*Aim of the exercise:* Report how many lines below contain the word "this", and give only that number.

*The records:*
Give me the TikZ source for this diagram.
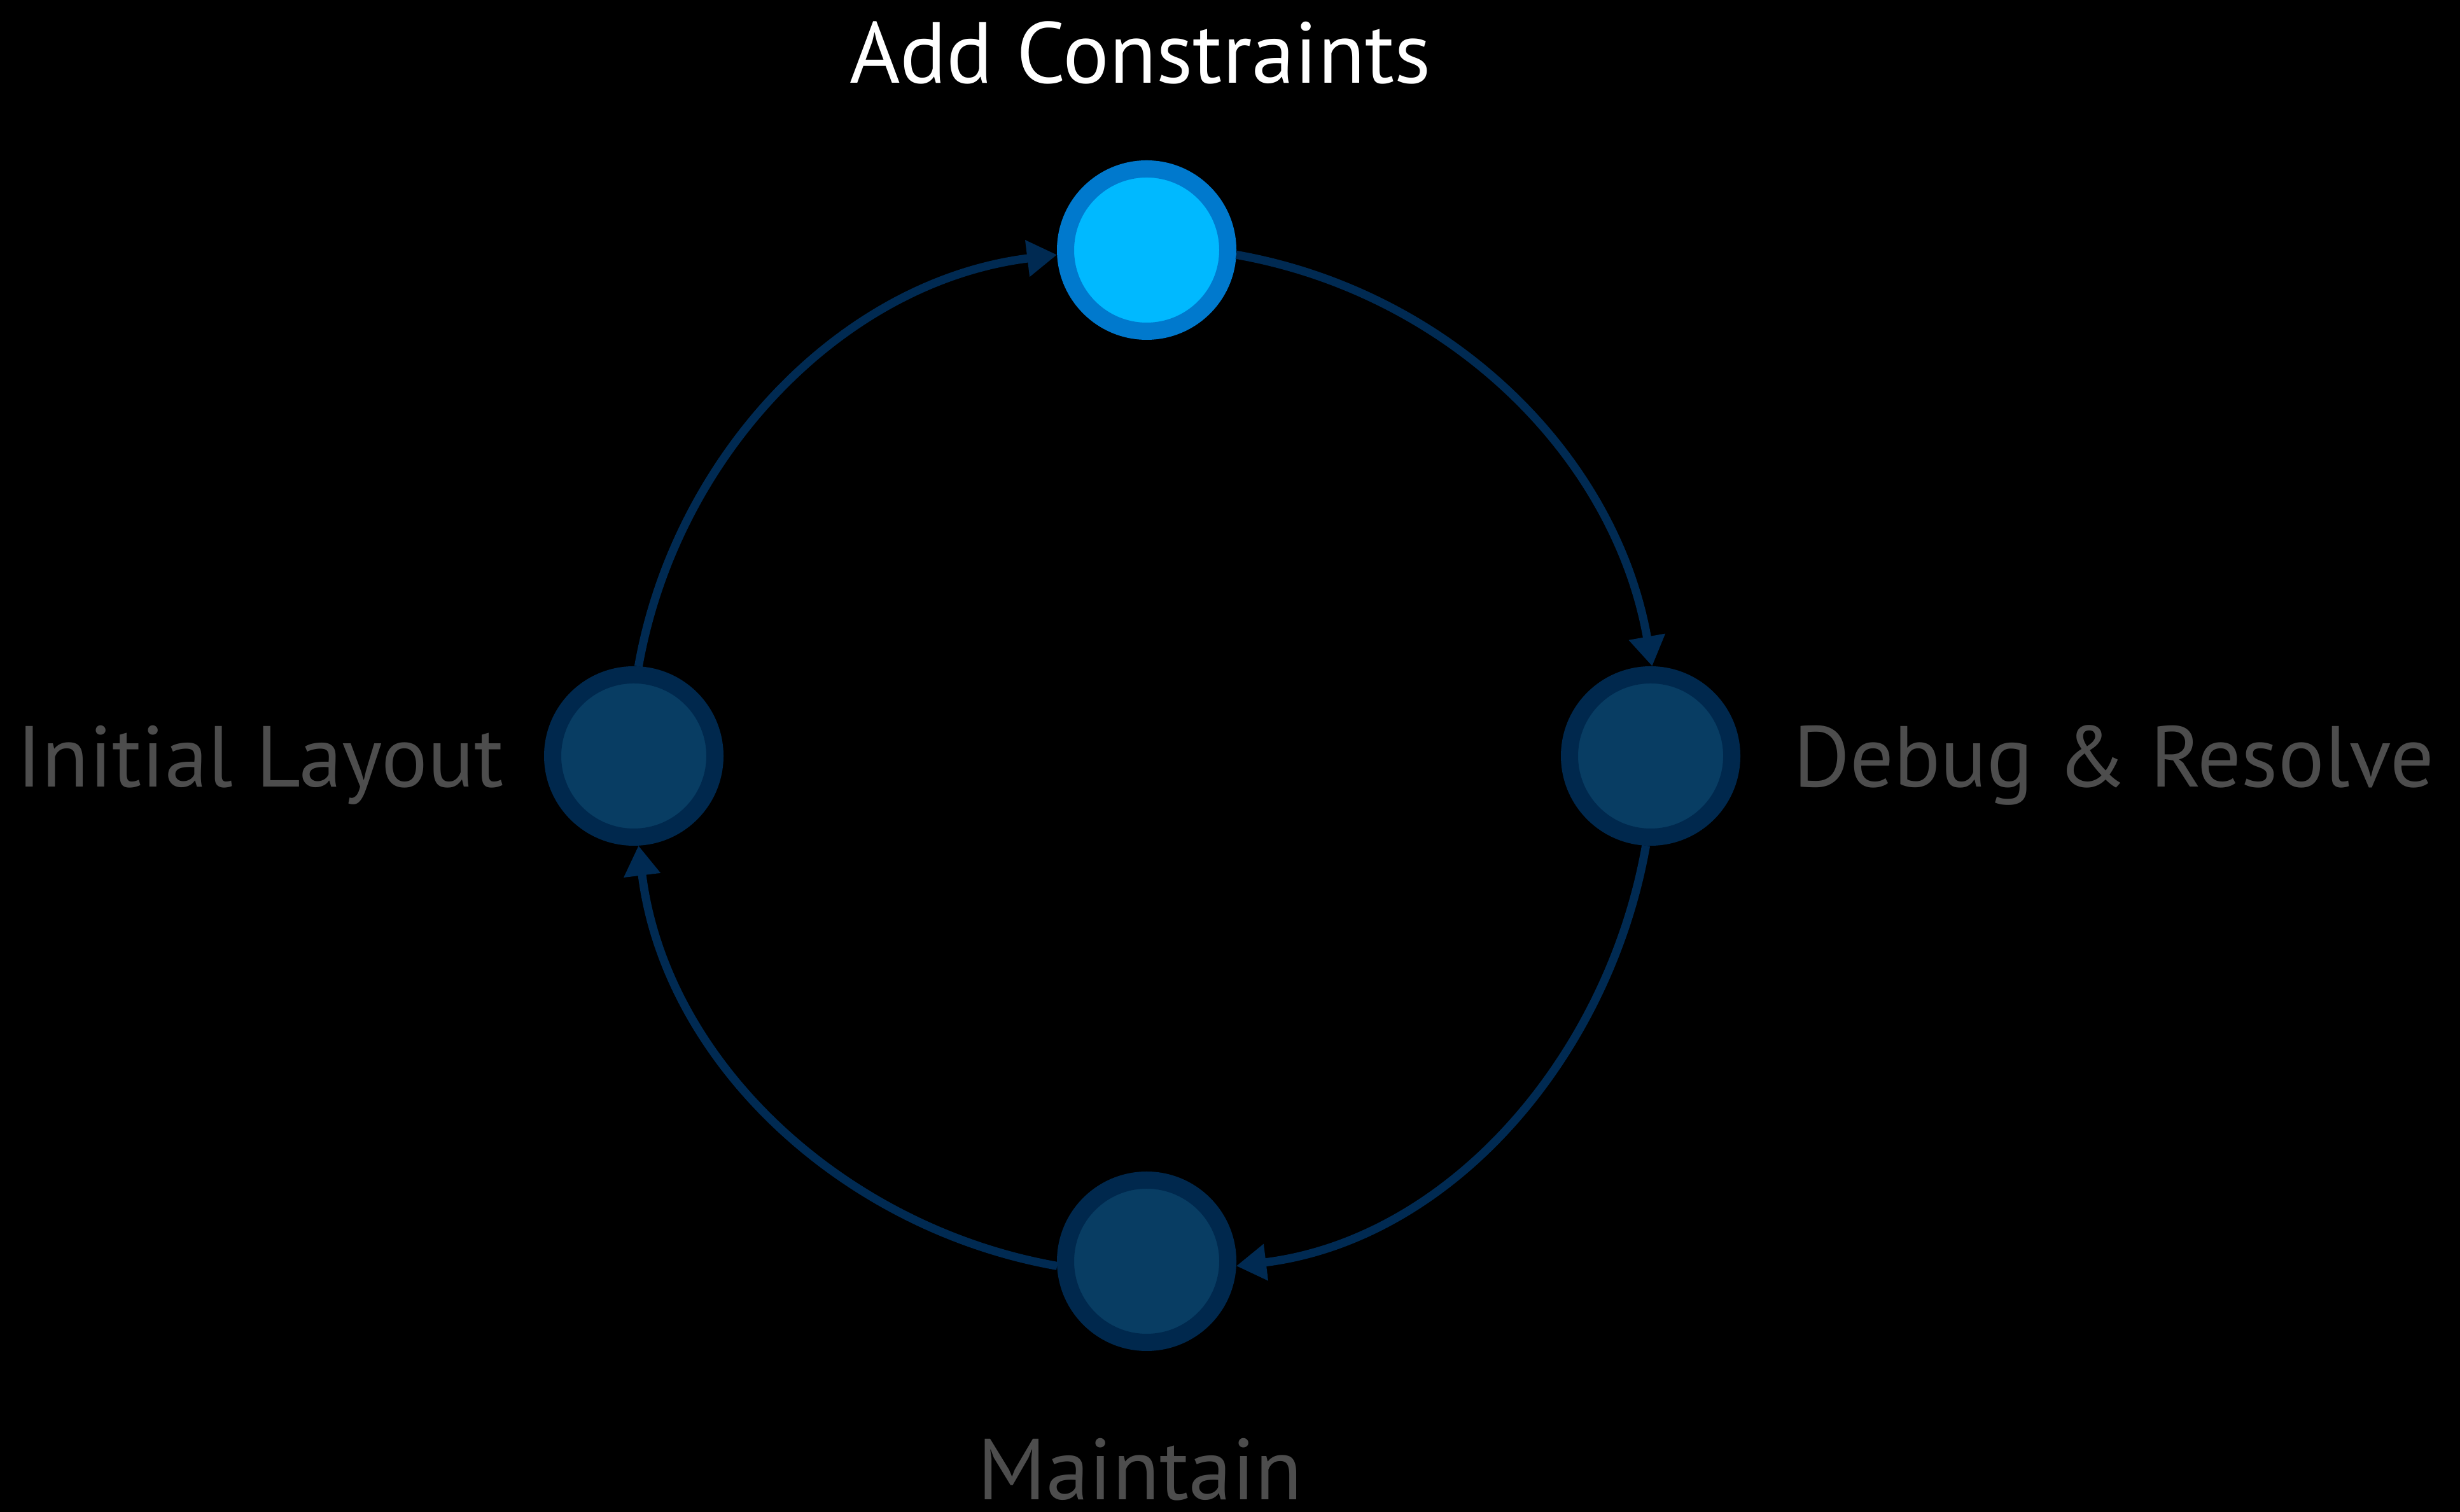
==
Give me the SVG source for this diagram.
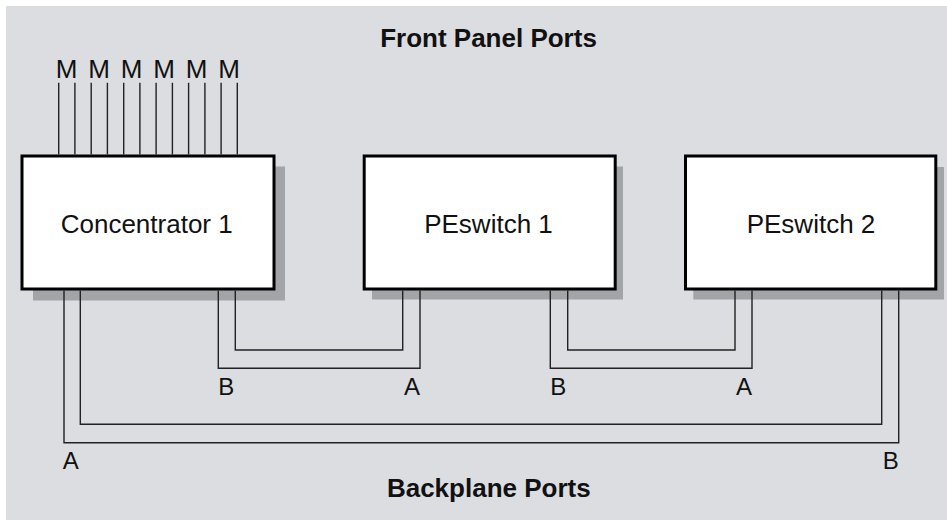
...
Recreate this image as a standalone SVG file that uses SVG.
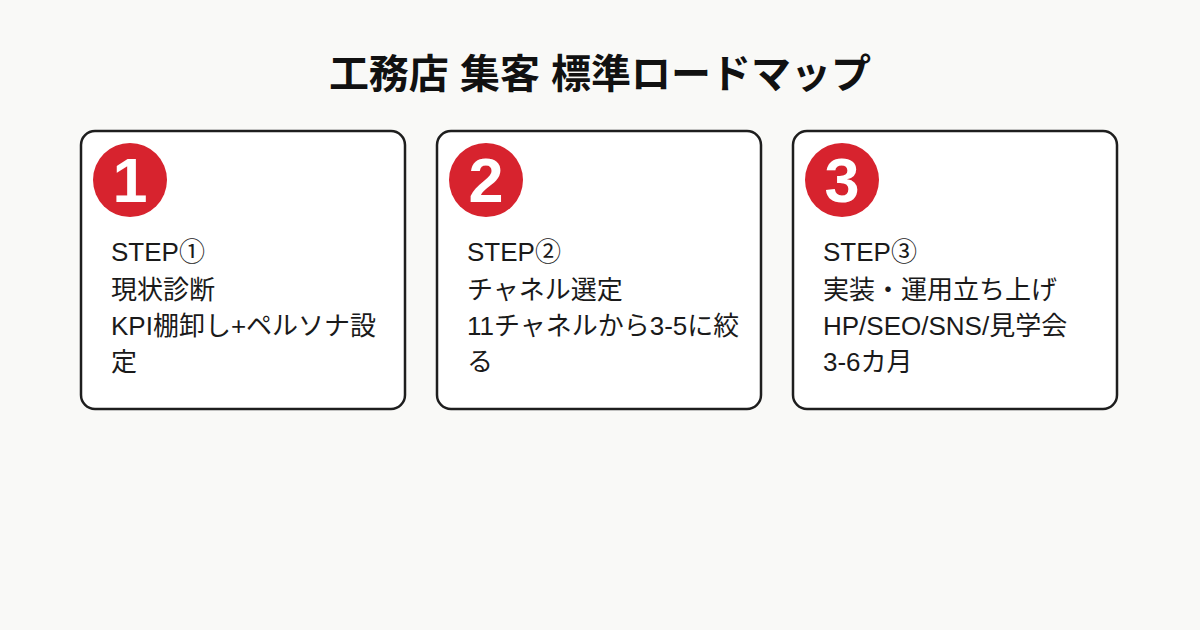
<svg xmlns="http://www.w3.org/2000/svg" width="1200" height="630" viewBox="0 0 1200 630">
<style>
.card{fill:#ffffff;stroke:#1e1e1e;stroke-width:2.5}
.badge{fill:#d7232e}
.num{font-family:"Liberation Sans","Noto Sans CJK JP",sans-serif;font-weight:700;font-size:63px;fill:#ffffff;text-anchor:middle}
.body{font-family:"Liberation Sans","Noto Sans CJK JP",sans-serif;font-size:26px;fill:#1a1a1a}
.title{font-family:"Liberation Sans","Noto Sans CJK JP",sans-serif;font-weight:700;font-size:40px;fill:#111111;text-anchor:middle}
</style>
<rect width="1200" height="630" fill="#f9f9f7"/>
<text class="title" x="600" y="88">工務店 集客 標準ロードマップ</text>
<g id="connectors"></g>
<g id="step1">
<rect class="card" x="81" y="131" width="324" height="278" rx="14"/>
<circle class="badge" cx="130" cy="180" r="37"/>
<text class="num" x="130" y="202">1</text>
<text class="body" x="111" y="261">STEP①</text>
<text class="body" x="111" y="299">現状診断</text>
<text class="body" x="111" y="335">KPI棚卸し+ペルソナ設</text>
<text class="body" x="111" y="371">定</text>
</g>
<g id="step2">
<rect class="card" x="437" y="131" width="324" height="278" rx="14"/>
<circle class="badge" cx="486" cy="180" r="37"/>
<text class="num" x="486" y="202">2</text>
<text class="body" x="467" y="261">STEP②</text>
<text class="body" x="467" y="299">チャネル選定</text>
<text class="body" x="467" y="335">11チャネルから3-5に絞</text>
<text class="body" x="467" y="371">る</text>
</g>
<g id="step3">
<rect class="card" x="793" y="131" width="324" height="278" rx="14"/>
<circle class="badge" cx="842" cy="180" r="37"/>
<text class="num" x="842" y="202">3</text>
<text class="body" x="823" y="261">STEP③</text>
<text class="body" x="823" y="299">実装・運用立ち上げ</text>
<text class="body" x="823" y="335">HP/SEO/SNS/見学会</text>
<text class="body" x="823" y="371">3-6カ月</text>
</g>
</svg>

*Reply:* 3